During the twentieth century, 3,000 new cities took shape across America. Stucco subdivisions sprawled and law followed, enabling suburbs to adopt independent governments. That story is familiar. But meanwhile, something else was also happening. A smaller but sizable number of cities were dying, closing down their municipal governments and returning to dependence on counties. Some were ghost towns, emptied of population. In those places, jobs were lost and families struggled; crops died off and industries moved on. A larger group of dead cities were humming with civic life: places with people but no longer with a separate government.
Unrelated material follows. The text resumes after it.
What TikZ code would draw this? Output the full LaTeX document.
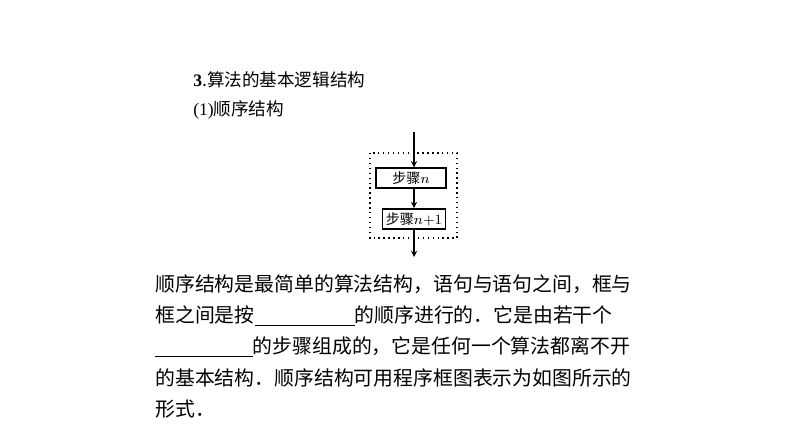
\documentclass[tikz,border=0pt]{standalone}
\usepackage{fontspec}
\setmainfont{Liberation Serif}
\newfontfamily\cjk{Noto Sans CJK SC}
\usetikzlibrary{positioning}
\tikzset{
  stepbox/.style={draw, thick, inner sep=2pt, font=\cjk\fontsize{8pt}{9pt}\selectfont},
  txt/.style={anchor=west, inner sep=0pt, font=\cjk\fontsize{11.3pt}{13pt}\selectfont},
  flow/.style={->, >=stealth, semithick}
}
\newcommand{\blank}[1]{\rule[-2pt]{#1}{0.5pt}}
\begin{document}
\begin{tikzpicture}[x=0.02cm,y=-0.02cm]
  \useasboundingbox (0,0) rectangle (794,447);
  \node[txt, font=\cjk\fontsize{10pt}{12pt}\selectfont] (title) at (193,80) {\textbf{\rmfamily 3}.算法的基本逻辑结构};
  \node[txt, font=\cjk\fontsize{10pt}{12pt}\selectfont] (sub) at (193,110) {{\rmfamily(1)}顺序结构};

  \draw[dotted, thick] (370,153) rectangle (457,238);
  \coordinate (top) at (414,132);
  \coordinate (bot) at (414,257);
  \node[stepbox, minimum width=50\pgflinewidth] (s1) at (411,178) {步骤$n$};
  \node[stepbox] (s2) at (414,219) {步骤$n{+}1$};
  \draw[flow] (top) -- (top |- s1.north);
  \draw[flow] (s1.south -| top) -- (top |- s2.north);
  \draw[flow] (top |- s2.south) -- (bot);

  \node[txt] (l1) at (155,284) {顺序结构是最简单的算法结构，语句与语句之间，框与};
  \node[txt] (l2) at (155,316) {框之间是按\blank{2cm}的顺序进行的．它是由若干个};
  \node[txt] (l3) at (155,347) {\blank{1.95cm}的步骤组成的，它是任何一个算法都离不开};
  \node[txt] (l4) at (155,378) {的基本结构．顺序结构可用程序框图表示为如图所示的};
  \node[txt] (l5) at (155,409) {形式．};
\end{tikzpicture}
\end{document}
In these cities, citizens from the political left and right, often in coalition, rose up to eliminate their local governments.
As an end in itself, understanding these changes would be worthwhile. But this past has not passed. An unprecedented groundswell of cities and citizens are currently considering disincorporation in response to economic crisis, tax pressure, and population loss. The dissolution law they are turning to, as it is written in state codes and as it is understood in theory, is immature and thin. Cities’ experiences with dissolution are unknown, constraining our ability to judge the values it serves or undermines. If dissolution is to grow in importance as part of the legal machinery of urban decline – as cities themselves are asking it to become – we must understand what it meant in the decades that passed before.
Dissolving Cities tells the story of municipal dissolution. It is an article of law, theory, and urban history – a reminder that urban growth and local government fragmentation, which have long dominated academic discourse on cities, may not be the upward ratchet we have assumed them to be. Cities can die (legally at least), and when they do, they raise critical questions about decline, governance, taxes, race, and community.